El país fue invitado recientemente al club de los nuevos ricos. Los llamados BRIC (Brasil, Rusia, India, China) se convirtieron en abril de 2011 en BRICS. Este club de gigantes ha integrado en su seno a un país mediano, puerta de entrada al continente, al ser la economía africana mejor situada. Pero ¿beneficiará esta puerta de entrada al continente y a Sudáfrica en particular, o reforzará el nuevo tipo de inversionismo o colonialismo asiático en África? El bloque defiende el neoliberalismo pues su interés fundamental es la conquista de mercados exteriores, entre ellos los de Occidente.
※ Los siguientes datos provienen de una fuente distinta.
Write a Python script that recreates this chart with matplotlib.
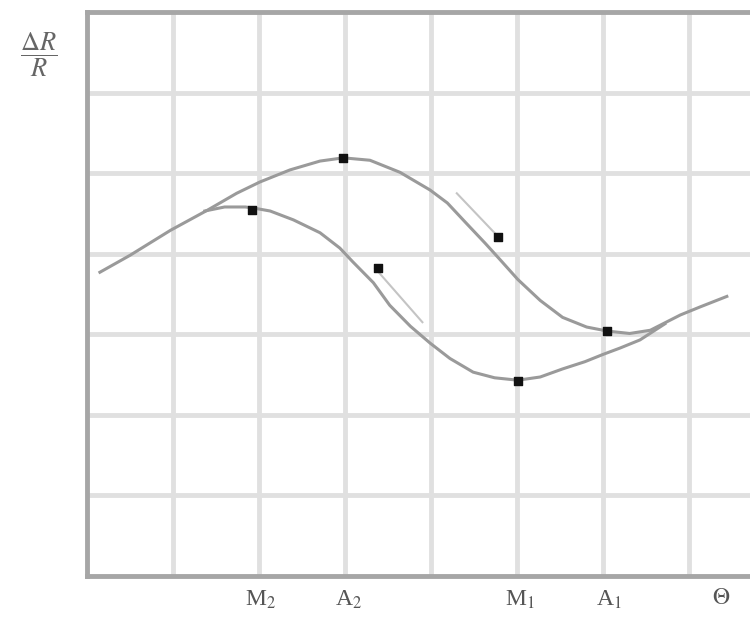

Los BRICS han planeado reducir sus aranceles para facilitar el comercio Sur-Sur, y presionan en la OMC para reducir el proteccionismo del Norte, especialmente las subvenciones agrícolas. Pero por otro lado mantienen posiciones comunes en política internacional, por ejemplo, su presencia permanente en el Consejo de Seguridad, y desarrollan ciertos proyectos de cooperación.
Finalmente, en las relaciones extra continentales, a los diferentes gobiernos post-apartheid se les ha reprochado un posicionamiento internacional basado en intereses egoístas y contrarios a sus propios valores e historia. En el lado positivo, la implicación con las posiciones africanas, del G77, del movimiento de países no alineados así como el rechazo absoluto de la guerra como medio de resolución de conflictos, han formado parte de su visión compartida por una reforma institucional internacional. Pero por otro lado, ante el Consejo de Seguridad y en otros foros, Sudáfrica ha defendido los regímenes de Zimbabwe y de Myanmar, e ignorado la situación de Palestina, considerada por muchos un nuevo ejemplo de Apartheid. Sudáfrica ha olvidado la implicación internacional en las campañas antiapartheid de los años ochenta y noventa, y la influencia decisiva que éstas tuvieron en la disolución del régimen Afrikaner.